Log-epiperimetric inequality at isolated singularities of area minimizing currents
The uniqueness of blow-up and regularity of multiplicity-one minimal surfaces at isolated singularities has been successfully investigated by Allard-Almgren [Ann. of Math. '81], in the integrable case, and by L. Simon [Ann. of Math. '83], in its full generality.
In this talk I will present a simple and completely variational approach to this problem, achieved by proving a new logarithmic epiperimetric inequality for multiplicity-one stationary cones with isolated singularity. In contrast to classical epiperimetric inequalities by Reifenberg [Ann. of Math. '64], Taylor [Invent.

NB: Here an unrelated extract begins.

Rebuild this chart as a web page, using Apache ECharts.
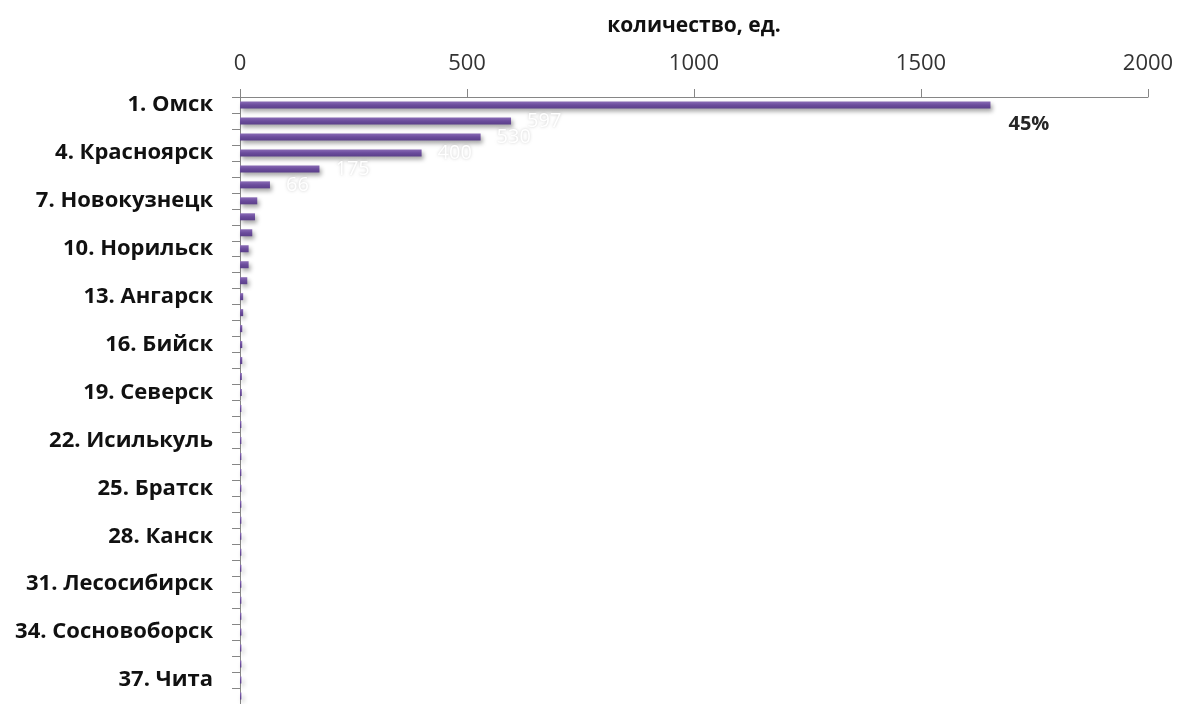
<!DOCTYPE html>
<html>
<head>
<meta charset="utf-8">
<script src="https://cdn.jsdelivr.net/npm/echarts@6/dist/echarts.min.js"></script>
<style>
html,body{margin:0;padding:0;background:#fff;}
#chart{width:1181px;height:704px;}
</style>
</head>
<body>
<div id="chart"></div>
<script>
const categories = [
  '1. Омск','2. Новосибирск','3. Барнаул','4. Красноярск','5. Томск','6. Иркутск',
  '7. Новокузнецк','8. Кемерово','9. Абакан','10. Норильск','11. Улан-Удэ','12. Прокопьевск',
  '13. Ангарск','14. Рубцовск','15. Ачинск','16. Бийск','17. Бердск','18. Тара',
  '19. Северск','20. Юрга','21. Искитим','22. Исилькуль','23. Калачинск','24. Минусинск',
  '25. Братск','26. Усть-Илимск','27. Черногорск','28. Канск','29. Назарово','30. Железногорск',
  '31. Лесосибирск','32. Шарыпово','33. Зеленогорск','34. Сосновоборск','35. Дивногорск','36. Кызыл',
  '37. Чита','38. Тулун'
];
const values = [
  1653, 597, 530, 400, 175, 66,
  38, 33, 27, 19, 19, 16,
  7, 7, 5, 5, 5, 4,
  4, 3, 3, 3, 3, 3,
  3, 3, 3, 3, 3, 3,
  3, 3, 3, 3, 3, 3,
  3, 3
];
const xTicks = [0, 500, 1000, 1500, 2000];
const xAxisTitle = 'количество, ед.';
const labeledCount = 6;

const total = values.reduce((a, b) => a + b, 0);
const seriesData = values.map((v, i) => {
  const item = { value: v };
  if (i === 0) {
    item.label = {
      show: true,
      formatter: Math.round(v / total * 100) + '%',
      color: '#262626',
      fontWeight: 'bold',
      fontSize: 20,
      fontFamily: 'Open Sans',
      textShadowBlur: 0,
      textShadowColor: 'transparent',
      offset: [2, 19]
    };
  } else if (i < labeledCount) {
    item.label = { show: true };
  }
  return item;
});

const chart = echarts.init(document.getElementById('chart'), null, { renderer: 'canvas' });
chart.setOption({
  backgroundColor: '#ffffff',
  animation: false,
  grid: { left: 240, right: 33, top: 97, bottom: -3, containLabel: false },
  xAxis: {
    type: 'value',
    position: 'top',
    min: xTicks[0],
    max: xTicks[xTicks.length - 1],
    interval: xTicks[1] - xTicks[0],
    name: xAxisTitle,
    nameLocation: 'middle',
    nameGap: 60,
    nameTextStyle: { fontFamily: 'Open Sans', fontWeight: 'bold', fontSize: 21, color: '#111' },
    axisLine: { show: true, lineStyle: { color: '#868686', width: 1 } },
    axisTick: { show: true, length: 8, lineStyle: { color: '#868686' } },
    axisLabel: { fontFamily: 'Open Sans', fontSize: 22, color: '#333', margin: 22,
      formatter: v => String(v) },
    splitLine: { show: false }
  },
  yAxis: {
    type: 'category',
    inverse: true,
    data: categories,
    axisLine: { show: true, lineStyle: { color: '#868686', width: 1 } },
    axisTick: { show: true, interval: 0, length: 8, alignWithLabel: false, lineStyle: { color: '#868686' } },
    axisLabel: { interval: 2, fontFamily: 'Open Sans', fontWeight: 'bold', fontSize: 22, color: '#111', margin: 27 },
    splitLine: { show: false }
  },
  series: [{
    type: 'bar',
    data: seriesData,
    barWidth: 7,
    itemStyle: {
      color: new echarts.graphic.LinearGradient(0, 0, 0, 1, [
        { offset: 0, color: '#8a6cb6' },
        { offset: 0.5, color: '#6b4c9c' },
        { offset: 1, color: '#5b3f8a' }
      ]),
      shadowColor: 'rgba(0,0,0,0.35)',
      shadowBlur: 4,
      shadowOffsetX: 2,
      shadowOffsetY: 3
    },
    label: {
      show: false,
      position: 'right',
      distance: 16,
      color: '#ffffff',
      fontFamily: 'Open Sans',
      fontSize: 20,
      textShadowColor: 'rgba(0,0,0,0.2)',
      textShadowBlur: 3
    }
  }]
});
</script>
</body>
</html>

Math. '73, Ann. of Math. '76] and White [Duke '83], we require now a priori assumptions on the structure of the cone (e.g. integrability). If the cone is integrable (not only through rotations), we recover the classical epiperimetric inequality. Epiperimetric inequalities of logarithmic type were first introduced by M.Colombo, B. Velichkov and myself in the context of the obstacle and thin-obstacle problems.
As a consequence of our analysis we give a new proof of Allard-Almgren and Simon results in the case of minimizers and we deduce a new epsilon-regularity result for almost area-minimizing currents at isolated singularities.
This is joint work with M. Engelstein (MIT) and B. Velichkov (Grenoble).